--- START OF DATA LINES ---

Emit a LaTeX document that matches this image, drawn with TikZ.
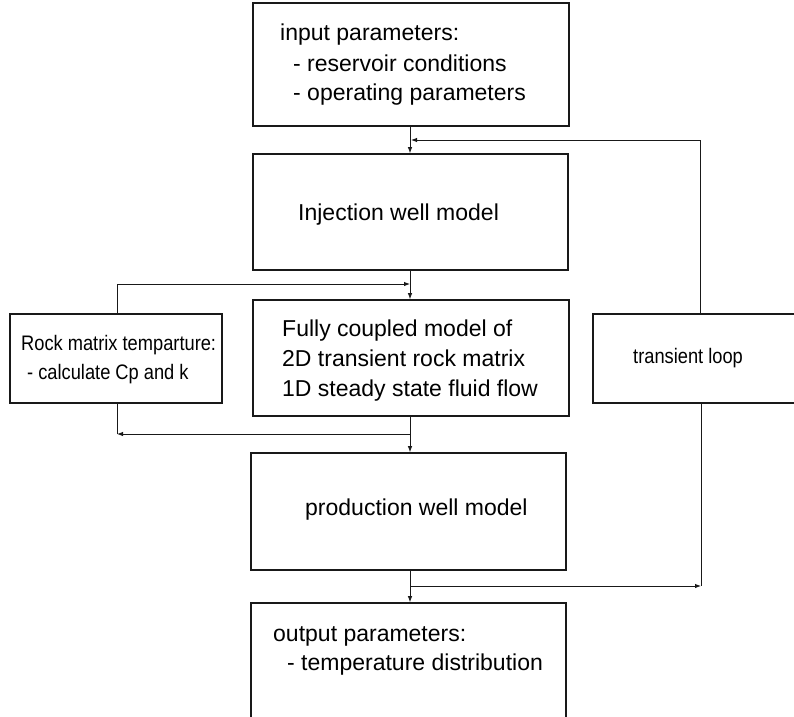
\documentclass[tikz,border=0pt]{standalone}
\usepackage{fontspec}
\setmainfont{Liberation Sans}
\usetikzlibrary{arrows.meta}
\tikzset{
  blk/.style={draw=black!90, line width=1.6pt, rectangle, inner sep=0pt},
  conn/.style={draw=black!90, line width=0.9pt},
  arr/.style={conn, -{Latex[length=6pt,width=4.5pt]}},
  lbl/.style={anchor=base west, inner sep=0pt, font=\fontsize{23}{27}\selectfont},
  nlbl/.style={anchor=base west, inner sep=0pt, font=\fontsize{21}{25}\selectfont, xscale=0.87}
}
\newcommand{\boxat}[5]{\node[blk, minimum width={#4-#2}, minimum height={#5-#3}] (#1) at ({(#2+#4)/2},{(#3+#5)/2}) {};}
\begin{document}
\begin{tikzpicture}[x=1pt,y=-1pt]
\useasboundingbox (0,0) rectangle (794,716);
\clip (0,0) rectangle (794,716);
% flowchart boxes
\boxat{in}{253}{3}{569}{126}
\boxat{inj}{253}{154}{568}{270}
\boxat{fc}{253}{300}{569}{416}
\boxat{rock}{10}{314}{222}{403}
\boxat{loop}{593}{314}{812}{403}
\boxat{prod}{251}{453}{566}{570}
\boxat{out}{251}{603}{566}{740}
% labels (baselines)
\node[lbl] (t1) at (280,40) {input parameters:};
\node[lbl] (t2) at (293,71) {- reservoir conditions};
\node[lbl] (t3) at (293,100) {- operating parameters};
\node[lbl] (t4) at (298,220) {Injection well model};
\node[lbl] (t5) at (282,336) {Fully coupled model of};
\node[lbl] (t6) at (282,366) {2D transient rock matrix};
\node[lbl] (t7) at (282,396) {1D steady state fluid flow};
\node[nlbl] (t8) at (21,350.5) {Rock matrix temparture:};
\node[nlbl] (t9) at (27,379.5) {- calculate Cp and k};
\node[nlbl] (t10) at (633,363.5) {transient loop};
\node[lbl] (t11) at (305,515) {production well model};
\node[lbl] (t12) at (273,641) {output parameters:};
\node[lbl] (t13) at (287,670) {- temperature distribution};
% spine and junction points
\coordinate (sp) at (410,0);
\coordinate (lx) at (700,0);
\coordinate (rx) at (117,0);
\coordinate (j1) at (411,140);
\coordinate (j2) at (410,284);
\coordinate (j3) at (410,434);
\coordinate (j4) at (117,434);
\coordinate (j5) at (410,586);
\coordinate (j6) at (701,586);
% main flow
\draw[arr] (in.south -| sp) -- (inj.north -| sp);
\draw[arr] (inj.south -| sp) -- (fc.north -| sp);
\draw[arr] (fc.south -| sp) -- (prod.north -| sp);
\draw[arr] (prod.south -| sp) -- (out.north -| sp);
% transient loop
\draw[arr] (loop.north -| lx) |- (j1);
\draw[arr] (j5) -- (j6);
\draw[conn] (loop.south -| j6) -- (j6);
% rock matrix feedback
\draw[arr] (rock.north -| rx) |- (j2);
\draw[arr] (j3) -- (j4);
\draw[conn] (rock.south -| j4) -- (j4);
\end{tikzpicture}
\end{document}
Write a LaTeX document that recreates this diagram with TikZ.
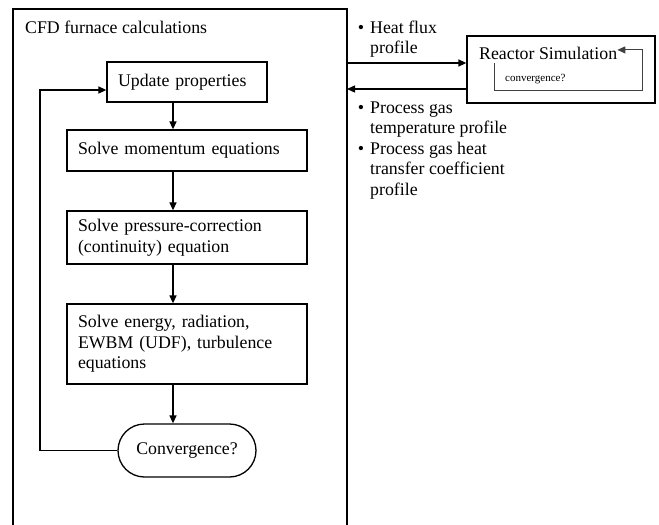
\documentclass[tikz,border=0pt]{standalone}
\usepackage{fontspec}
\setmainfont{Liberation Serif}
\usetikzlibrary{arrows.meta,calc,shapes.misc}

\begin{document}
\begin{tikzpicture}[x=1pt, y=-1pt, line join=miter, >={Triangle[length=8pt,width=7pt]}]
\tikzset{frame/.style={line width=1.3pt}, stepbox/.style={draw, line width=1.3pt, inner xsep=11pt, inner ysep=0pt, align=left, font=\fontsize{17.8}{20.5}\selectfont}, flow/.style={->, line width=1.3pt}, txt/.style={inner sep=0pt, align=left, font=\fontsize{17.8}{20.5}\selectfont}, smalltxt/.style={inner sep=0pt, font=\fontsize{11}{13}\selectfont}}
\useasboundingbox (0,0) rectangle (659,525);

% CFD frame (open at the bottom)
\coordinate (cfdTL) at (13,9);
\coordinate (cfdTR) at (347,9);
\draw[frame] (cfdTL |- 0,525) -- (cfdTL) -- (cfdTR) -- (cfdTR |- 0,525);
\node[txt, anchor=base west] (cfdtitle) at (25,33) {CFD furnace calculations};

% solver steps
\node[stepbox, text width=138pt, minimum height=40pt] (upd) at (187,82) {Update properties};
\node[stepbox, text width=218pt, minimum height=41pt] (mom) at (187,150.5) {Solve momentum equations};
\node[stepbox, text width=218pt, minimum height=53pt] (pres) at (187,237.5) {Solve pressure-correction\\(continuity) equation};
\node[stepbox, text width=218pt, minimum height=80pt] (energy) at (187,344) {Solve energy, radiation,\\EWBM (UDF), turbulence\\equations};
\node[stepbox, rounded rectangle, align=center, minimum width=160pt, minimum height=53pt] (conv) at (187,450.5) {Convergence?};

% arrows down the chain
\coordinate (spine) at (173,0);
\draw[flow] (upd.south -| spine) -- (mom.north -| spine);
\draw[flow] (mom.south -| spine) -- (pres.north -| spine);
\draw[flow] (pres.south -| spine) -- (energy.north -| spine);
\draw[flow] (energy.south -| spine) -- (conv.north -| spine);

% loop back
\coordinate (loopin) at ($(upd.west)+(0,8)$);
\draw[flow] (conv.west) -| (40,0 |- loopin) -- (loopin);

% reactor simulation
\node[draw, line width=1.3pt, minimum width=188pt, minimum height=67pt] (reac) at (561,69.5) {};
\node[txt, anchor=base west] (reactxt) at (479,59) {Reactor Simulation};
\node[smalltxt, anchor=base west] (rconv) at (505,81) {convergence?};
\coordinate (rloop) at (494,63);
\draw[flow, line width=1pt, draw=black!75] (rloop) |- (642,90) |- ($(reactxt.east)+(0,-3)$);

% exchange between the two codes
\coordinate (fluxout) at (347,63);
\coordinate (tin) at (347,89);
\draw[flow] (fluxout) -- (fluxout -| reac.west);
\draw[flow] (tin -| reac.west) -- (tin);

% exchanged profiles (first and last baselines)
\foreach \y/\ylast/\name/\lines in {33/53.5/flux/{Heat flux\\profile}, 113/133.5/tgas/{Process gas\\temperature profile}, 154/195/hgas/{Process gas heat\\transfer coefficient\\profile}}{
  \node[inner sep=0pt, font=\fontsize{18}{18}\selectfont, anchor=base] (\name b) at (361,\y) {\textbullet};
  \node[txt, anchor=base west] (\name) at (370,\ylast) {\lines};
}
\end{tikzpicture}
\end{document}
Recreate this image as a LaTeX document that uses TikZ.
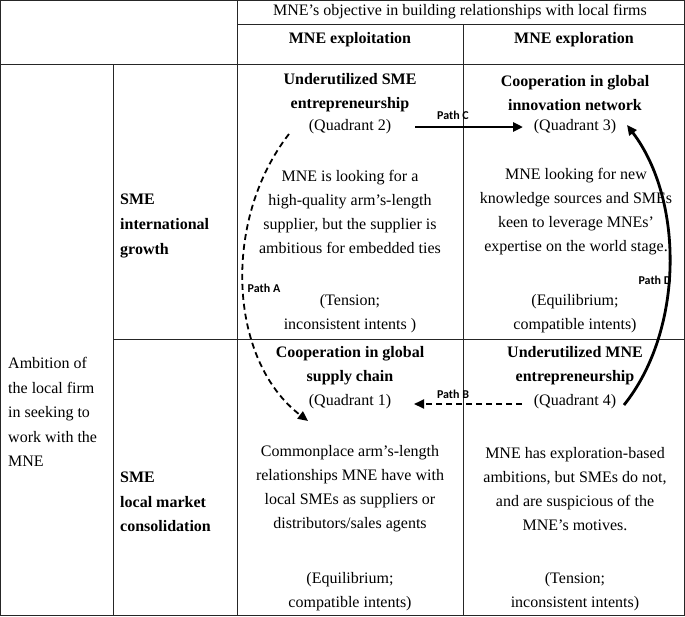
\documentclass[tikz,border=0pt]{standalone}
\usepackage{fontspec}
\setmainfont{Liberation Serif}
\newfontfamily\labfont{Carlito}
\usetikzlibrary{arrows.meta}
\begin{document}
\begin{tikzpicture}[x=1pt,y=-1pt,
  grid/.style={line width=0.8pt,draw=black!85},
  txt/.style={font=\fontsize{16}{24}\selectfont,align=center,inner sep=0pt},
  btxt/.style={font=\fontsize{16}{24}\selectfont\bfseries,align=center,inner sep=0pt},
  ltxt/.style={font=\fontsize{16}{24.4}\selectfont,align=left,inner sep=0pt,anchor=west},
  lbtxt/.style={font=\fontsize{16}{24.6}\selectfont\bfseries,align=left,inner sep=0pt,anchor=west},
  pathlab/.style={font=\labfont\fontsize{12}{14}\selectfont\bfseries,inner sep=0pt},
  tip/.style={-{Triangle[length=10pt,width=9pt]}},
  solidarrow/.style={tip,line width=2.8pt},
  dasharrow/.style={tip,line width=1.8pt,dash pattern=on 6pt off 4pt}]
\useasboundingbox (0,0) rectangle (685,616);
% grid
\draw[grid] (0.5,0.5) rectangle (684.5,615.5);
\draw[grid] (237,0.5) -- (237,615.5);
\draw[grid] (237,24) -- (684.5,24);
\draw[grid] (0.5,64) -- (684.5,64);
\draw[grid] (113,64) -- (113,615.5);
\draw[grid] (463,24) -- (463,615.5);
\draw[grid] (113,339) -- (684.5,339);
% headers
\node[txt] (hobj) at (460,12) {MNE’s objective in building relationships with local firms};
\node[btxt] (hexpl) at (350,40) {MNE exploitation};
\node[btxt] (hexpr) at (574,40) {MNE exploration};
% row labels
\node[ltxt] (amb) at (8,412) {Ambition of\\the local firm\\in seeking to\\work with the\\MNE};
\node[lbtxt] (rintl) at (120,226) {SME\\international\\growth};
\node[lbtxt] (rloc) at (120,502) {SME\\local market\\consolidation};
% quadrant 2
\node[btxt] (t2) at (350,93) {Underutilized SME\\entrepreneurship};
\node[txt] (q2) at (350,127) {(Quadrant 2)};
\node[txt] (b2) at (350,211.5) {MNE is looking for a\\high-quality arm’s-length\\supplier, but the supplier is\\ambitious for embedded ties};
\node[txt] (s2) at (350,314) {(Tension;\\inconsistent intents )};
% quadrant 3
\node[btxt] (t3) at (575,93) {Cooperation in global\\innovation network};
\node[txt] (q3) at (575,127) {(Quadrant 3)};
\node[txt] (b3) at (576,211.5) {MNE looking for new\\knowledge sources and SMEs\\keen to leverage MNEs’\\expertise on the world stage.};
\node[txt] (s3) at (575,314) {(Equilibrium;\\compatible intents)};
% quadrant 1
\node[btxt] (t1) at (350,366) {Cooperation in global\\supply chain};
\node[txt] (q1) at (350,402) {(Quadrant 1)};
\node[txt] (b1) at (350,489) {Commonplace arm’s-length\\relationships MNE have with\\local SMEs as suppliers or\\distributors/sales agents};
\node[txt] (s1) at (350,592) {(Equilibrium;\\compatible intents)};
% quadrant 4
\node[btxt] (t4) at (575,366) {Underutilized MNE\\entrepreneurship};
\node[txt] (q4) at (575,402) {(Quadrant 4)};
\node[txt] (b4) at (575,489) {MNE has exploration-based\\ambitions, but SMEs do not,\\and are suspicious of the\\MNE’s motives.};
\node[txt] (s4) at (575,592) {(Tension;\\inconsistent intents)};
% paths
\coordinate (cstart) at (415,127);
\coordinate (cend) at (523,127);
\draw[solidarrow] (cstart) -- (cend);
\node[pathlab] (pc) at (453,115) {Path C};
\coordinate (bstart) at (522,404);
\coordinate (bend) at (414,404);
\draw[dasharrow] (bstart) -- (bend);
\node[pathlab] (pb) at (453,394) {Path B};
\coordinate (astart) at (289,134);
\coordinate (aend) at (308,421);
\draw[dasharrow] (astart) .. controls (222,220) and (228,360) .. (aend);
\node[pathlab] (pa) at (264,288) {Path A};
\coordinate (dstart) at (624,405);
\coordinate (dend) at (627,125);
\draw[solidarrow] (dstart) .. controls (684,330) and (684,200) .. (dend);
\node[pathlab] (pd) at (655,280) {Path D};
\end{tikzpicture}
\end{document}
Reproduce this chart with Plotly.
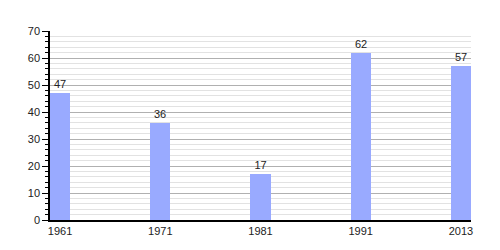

--- END OF DATA LINES ---

=== WHAT TO WORK ON ===
State the count of lines in the data holding the word "that", adding nothing to it.

=== OUTPUT OF THE TASK ===
3